With the grant,Dr. Ripley Crandall has collaborated with teachers from across Southern Connecticut to design The Cultivated Women’s Collective, a program that will support nearly 100 girls in grades five through 10. Participants will originate from eight districts stretching from New Haven to Greenwich with the goal of teaching them how to read, write, and think like writers. The teacher-leaders of these students are all members of CWP-Fairfield, an affiliate of the National Writing Project, which aims to improve students’ writing by strengthening the teaching of writing and providing professional development programs for classroom teachers.

Students signing up for The Cultivated Women’s Collective will commit to an hour of reading and writing each week with others in their groups and will be encouraged to write about topics that are important to them. During the program they will study the work of female authors and discuss how that work can influence their own.

Dr. Ripley Crandall has spearheaded many award-winning initiatives within the CWP-Fairfield, working alongside youth and especially those attending schools where the greatest opportunity gaps exist. 

“I’ve realized that inclusivity means heterogeneity, so it felt important to mix schools from all over Southern Connecticut for this initiative,” he said. “I like the idea of having sister schools from varying districts, so the girls can go online and share pieces with one another.”

The program is designed to provide students with 45 hours of writing assistance and will culminate in a conference on Fairfield University's campus this spring where students and teachers will have a chance to meet in person, participate in workshops, and share their stories or poems with one another.
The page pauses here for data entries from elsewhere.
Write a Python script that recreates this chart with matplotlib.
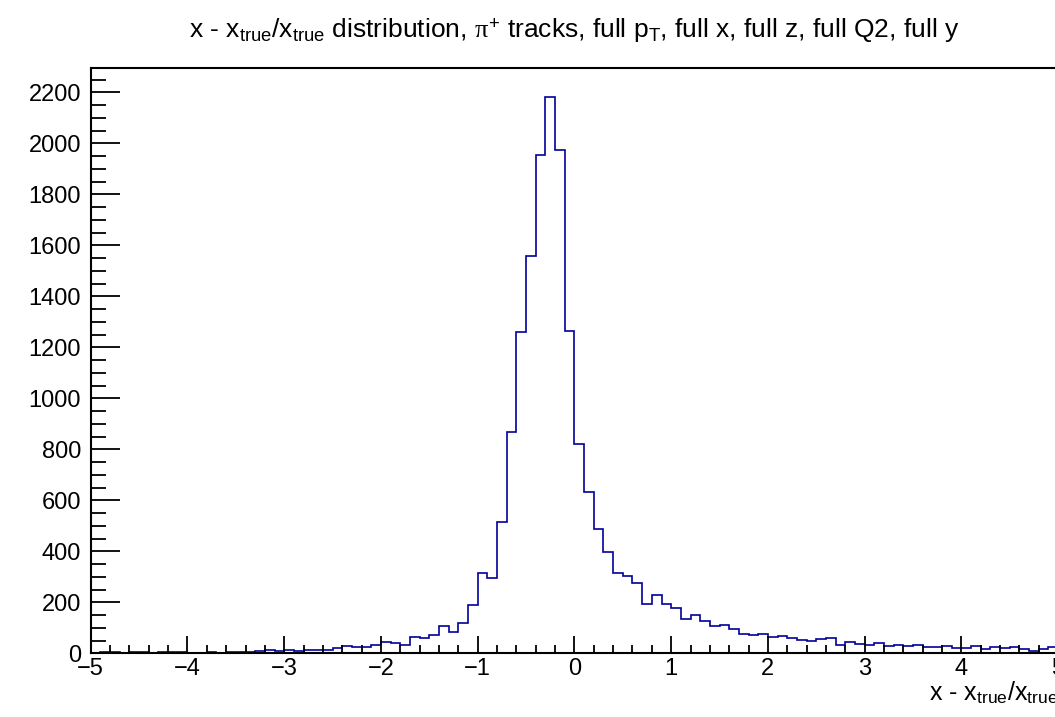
import numpy as np
import matplotlib
matplotlib.use("Agg")
import matplotlib.pyplot as plt
from matplotlib.ticker import MultipleLocator

plt.rcParams['font.family'] = ['Liberation Sans', 'DejaVu Sans']
plt.rcParams['mathtext.fontset'] = 'custom'
plt.rcParams['mathtext.rm'] = 'Liberation Sans'
plt.rcParams['mathtext.it'] = 'Liberation Serif'

# histogram: 100 bins from -5 to 5
x_min, x_max, n_bins = -5.0, 5.0, 100
counts = [
    3, 7, 5, 3, 7, 7, 3, 5, 5, 5,
    3, 3, 7, 3, 7, 7, 5, 10, 15, 11,
    15, 10, 12, 12, 12, 20, 30, 26, 24, 33,
    46, 41, 34, 63, 59, 72, 107, 86, 120, 190,
    317, 297, 517, 870, 1262, 1560, 1955, 2183, 1976, 1265,
    820, 635, 488, 397, 315, 305, 275, 194, 229, 193,
    180, 134, 151, 129, 108, 113, 95, 75, 73, 76,
    63, 67, 61, 54, 50, 58, 62, 33, 45, 37,
    32, 40, 29, 33, 31, 33, 27, 27, 31, 23,
    22, 31, 19, 27, 22, 27, 19, 10, 19, 24,
]
y_max = 2295

title = (r'x - x$_{\mathrm{true}}$/x$_{\mathrm{true}}$ distribution, $\pi^{+}$ tracks, '
         r'full p$_{\mathrm{T}}$, full x, full z, full Q2, full y')
xlabel = r'x - x$_{\mathrm{true}}$/x$_{\mathrm{true}}$'

edges = np.linspace(x_min, x_max, n_bins + 1)

fig = plt.figure(figsize=(10.55, 7.17), dpi=100)
left, width = 0.086, 0.917
ax = fig.add_axes([left, 0.0886, width, 0.8162])

ax.stairs(counts, edges, baseline=0, color='#000099', linewidth=1.2)

ax.set_xlim(x_min, x_max)
ax.set_ylim(0, y_max)

ax.xaxis.set_major_locator(MultipleLocator(1))
ax.xaxis.set_minor_locator(MultipleLocator(0.2))
ax.yaxis.set_major_locator(MultipleLocator(200))
ax.yaxis.set_minor_locator(MultipleLocator(50))

ax.tick_params(axis='both', which='both', direction='in', top=False, right=False,
               labelsize=17, width=1.3, color='black')
ax.tick_params(axis='y', which='major', length=21, pad=7)
ax.tick_params(axis='y', which='minor', length=11)
ax.tick_params(axis='x', which='major', length=12, pad=3)
ax.tick_params(axis='x', which='minor', length=6)

for s in ax.spines.values():
    s.set_linewidth(1.5)

fig.text(left + width / 2, 0.958, title, ha='center', va='center', fontsize=19)
ax.text(1.0, -0.045, xlabel, transform=ax.transAxes, ha='right', va='top', fontsize=18)

fig.savefig('out.png', dpi=100)
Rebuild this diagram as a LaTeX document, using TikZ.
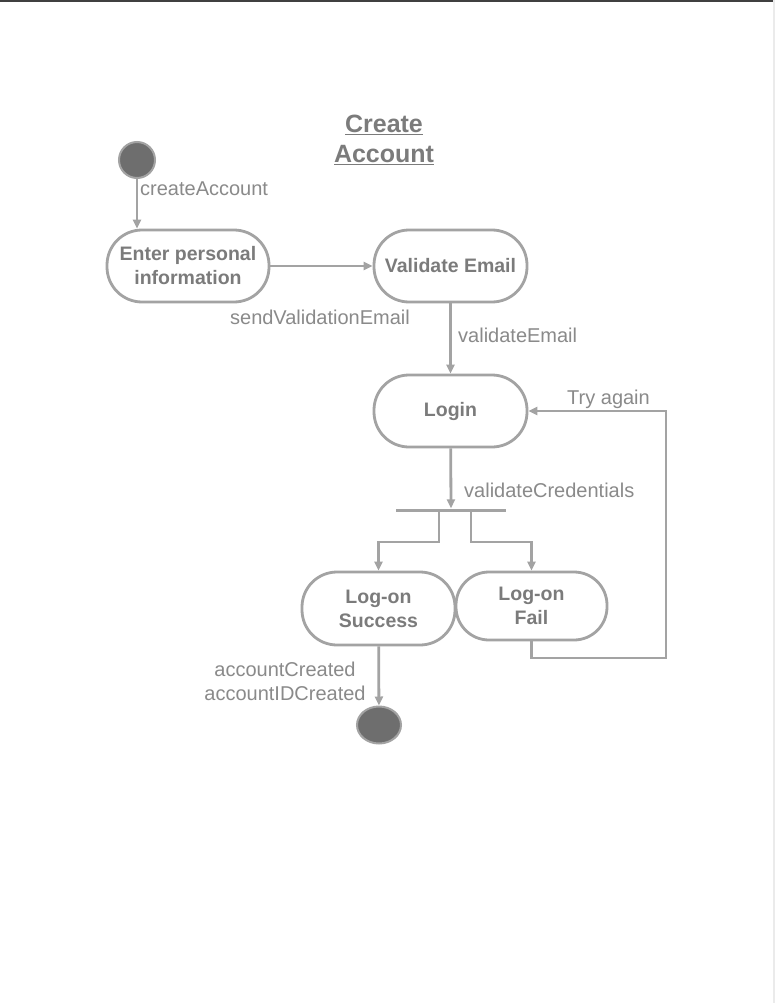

Participants will also have the opportunity to publish their work.

“Research shows that students like to write when it’s a topic of interest to them,” says Dr. Ripley Crandall. “We are intentionally choosing really good, diverse, contemporary books to inspire the participating young women to write from their own experiences.”

Representation matters, he adds. “Writing creatively means composing nonfiction as well as fiction. The goal is to cultivate the genius of every writer, just as scholar Gholdy Muhammad has taught us.”